I am always excited to celebrate Dr. Martin Luther King Jr.'s birthday. The civil rights icon made such a contribution that his birthday represents the first national holiday named after an African American. To be sure, this naming was not without controversy. Indeed, it represents a grass-roots victory, with politicians, artists and others involved in the effort to commemorate Dr. King's effort.
In 2000, the Corporation for National and Community Service, the parent organization of the AmeriCorps volunteer effort, declared Dr. King's birthday a national day of service. Describing it as "A Day On, Not A Day Off," the corporation raises consciousness about ways we can all serve. Reflecting Dr. King's statement that "Everybody can be great because anybody can serve," the corporation leads thousands in offering their time and talents to their communities through building, tutoring, food banking and related projects.
While Dr. King embraced both civil rights and service, I am most drawn to his economic message. Many will remember him for the 1963 "I Have A Dream" speech in which he said, "I have a dream that my four little children will one day live in a nation where they will not be judged by the color of their skin, but by the content of their character."

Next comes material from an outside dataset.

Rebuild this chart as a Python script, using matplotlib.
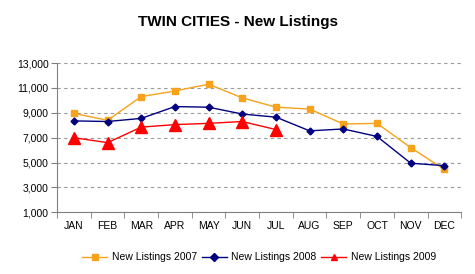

In the same speech, he said, "We have come to our nation's capital to cash a check ... a check which has come back marked 'insufficient funds.' " He articulated a dream but also issued a demand.
People remember the dream, not the demand.
The demand for economic justice assumes you can't have racial equality without economic justice. Suppose that every time someone said "I Have A Dream," others replied, "Cash the Check." Cash the check by dealing with the differential employment rates that exist between whites and African Americans. While 4.4 percent of whites experienced unemployment in December 2007, 6.3 percent of Hispanics did, 9 percent of African Americans. We can cash the check by looking at subprime loans and predatory lending, the results of which may reduce African American wealth by 40 percent, according to the Massachusetts-based Center for a Fair Economy. We can cash the check by dealing with issues of educational access, work life at the bottom, simple poverty.
Dr. King once roared that "the curse of poverty has no justification in any age. It is as socially cruel and blind as the practice of cannibalism at the dawn of civilization." He eloquently laid out an economic program when he accepted his Nobel Peace Prize and said, "I have the audacity to believe that people everywhere can have three meals a day for their bodies, education and culture for their minds, peace and freedom for their spirits." The economic program is straightforward, simple — food, clothing, shelter, learning, peace. The genius of the King Nobel Peace Prize statement, though, is its audacity, its nerve, its utter boldness in the face of an economic status quo that is rarely challenged.
We have accepted the fact that people earn low wages because they can't do any better. Why can't our system do any better? We accept the fact that we have homelessness and hunger because we think that people have such deficiencies that homelessness and hunger are the inevitable consequences of "personal inefficiency." We have blamed the home mortgage meltdown on free-market flaws, when the fact is that we developed regulations that have sanctioned the insanity of bankruptcies and foreclosures.
Dr. King had the "audacity" to call for economic restructuring when he said, "We are called upon to play the Good Samaritan on life's roadside, but that will only be an initial act. One day we must come to see that the whole Jericho road must be transformed so that men and women will not be constantly beaten and robbed as they make their journey on life's highway. True compassion is more than flinging a coin to a beggar. It comes to see that an edifice that is producing beggars needs restructuring."
We in North Carolina have challenges that mirror those that plague the nation. We have seen the demise of the low-wage tobacco and textile manufacturing industries, and the opportunities that have come from the growth of technology. We see the uneven distribution of economic development, and we are reminded that economic development is not the same thing as economic justice. We are called to caucus regionally, but we have development conversations that transcend race and class.
We have to ask who will benefit from the economic development in our region. Who will work for Skybus and for our burgeoning biotech industries or the furniture market? Will there be economic development without economic justice? Will growth be evenly and fairly distributed?
Will Triad leaders seek to provide our young people with the educational opportunities that will allow them to benefit from our new economic development? Will every high school graduate have a clear path to a productive future? How will we deploy the resources to capture every brain that can contribute to our competitiveness?
From a global perspective, other countries are investing in education in ways we are not. What can we do to mirror those countries and give education a higher priority?
Dr. King tried to cash a check in 1963. Forty-five years later, the check is still marked "insufficient funds." We had better not celebrate Dr. King's birthday without understanding that the dream remains unfulfilled.
Julianne Malveaux is president of Bennett College and an economist.